A trick can be done anywhere. I can enjoy the experience of a trick at every skatepark. I do it and it always means the same thing. It’s always itself but a line is spot specific. And what Mike Carroll did means so much for that spot.

I was watching this French movie where they’re talking about Pascal and there’s this quote about the vast expanse of infinite spaces being frightening. That’s a beautiful sequence of words and it means something to anyone who hears it, but what Pascal is talking about has a lot to do with religion and the state of society at that time, like coming to terms with that idea of life without a God. In the same way, Mike’s line at the SF library is specific to him and the spot.

If you went to the same library and did the same line, it’d be a quote, right? Is it interesting to you to embody that history?

Yeah, totally. I did that somewhat recently at Pier Seven, a skate spot in San Francisco. It’s been recently unknobbed after 15 years of being knobbed and unskateable. And so I went there, 15 years after I skated it as a kid. And now I can do things I saw on videos back then. I did them for Instagram, just to show people and enter the conversation. Like, do you remember when this guy did that there? And when I was embodying it, I realized how hard some of their lines actually were. That gave me a deeper appreciation for them.

What does skating mean to you? What can be learned from it?

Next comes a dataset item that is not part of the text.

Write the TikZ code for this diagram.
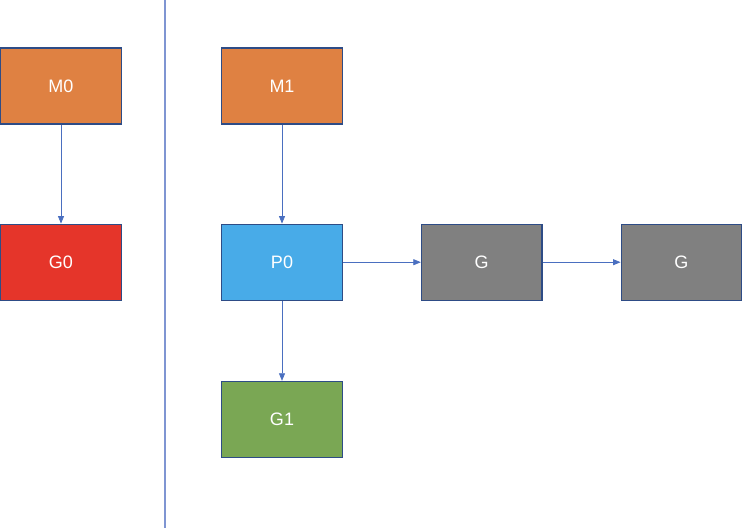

Skating is a beautiful way to experience the world. It’s a visceral experience and a great way to have fun that gives you a deep feeling of your body, of being in space and in cities. And then, being a pro skater allows for me to have all these other experiences, to travel and do other projects. It also teaches me a lot about creating work, you know, thinking about perfectionism, composition, editing, and expressing what I want to express. What can the average person learn from skating? I think they might be surprised to know that the skater cruising around on the street is actually a deeply involved member of a community who is passionate about what they are doing. Someone who is dedicated. And that’s a really beautiful way to live.

Any book recommendations?

Edinburgh by Alexander Chee. It’s a novel about love with really beautiful language. I also loved Eula Biss’ Having and Being Had, which is so well-written. It’s about being a member of capitalist society and all the tortuous, sinuous complications that poses.